That's fascinating, John; thank you. I'm copying this to wiki-research-l and
Fabian Suchanek, who gave the first part of the Research Showcase last month.
What do you like for coding stories?
https://quanteda.io/reference/dfm.html ?
Sentiment is hard because errors are often 180 degrees away from correct.
How do you both feel about Soru et al (June 2018) "Neural Machine Translation
for Query Construction and Composition"
https://www.researchgate.net/publication/326030040 ?
On Sat, Jan 11, 2020 at 3:46 PM John Urbanik <johnurbanik(a)gmail.com> wrote:
Jim,
I used to work as the chief data scientist at Collin's company.
I'd suggest looking at things like relationships between the views / edits for sets
of pages as well as aggregating large sets of page views for different pages in various
ways. There isn't a lot of literature that is directly applicable, and I can't
disclose the precise methods being used due to NDA.
In general, much of the pageview data is weibull or GEV distributed on top of being
non-stationary, so I'd suggest looking into papers from extreme value theory
literature as well as literature around Hawkes/Queue-Hawkes processes. Most traditional ML
and signal processing is not very effective without doing some pretty substantial
pre-processing, and even then things are pretty messy, depending on what you're trying
to predict; most variables are heteroskedastic w.r.t pageviews and there are a lot of real
world events that can cause false positives.

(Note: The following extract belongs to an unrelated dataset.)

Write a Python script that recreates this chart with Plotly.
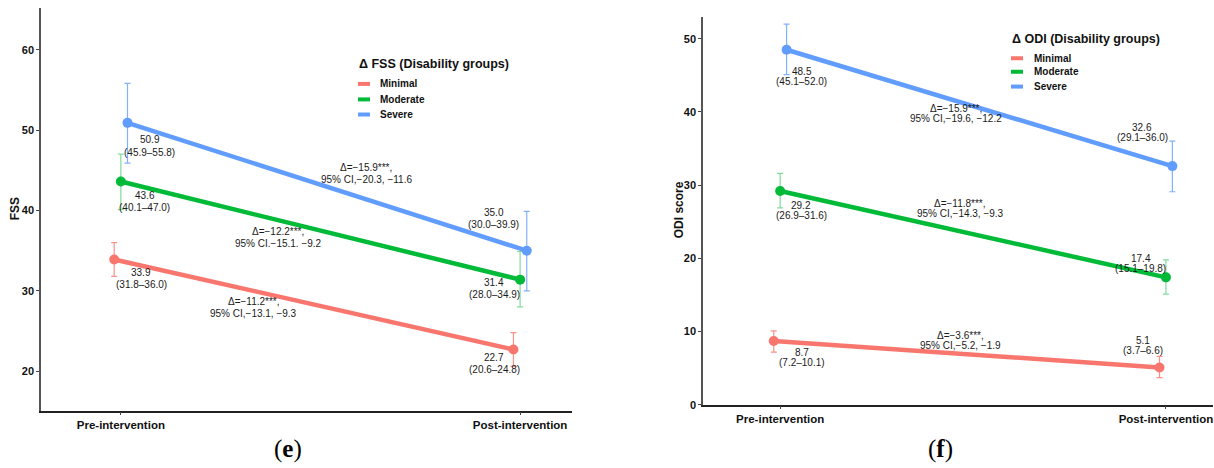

Further, concept drift is pretty rapid in this space and structural breaks happen quite
frequently, so the reliability of a given predictor can change extremely rapidly.
Understanding how much training data to use for a given prediction problem is itself a
super interesting problem since there may be some horizon after which the predictor loses
power, but decreasing the horizon too much means over fitting and loss of statistical
significance.
Good luck!
John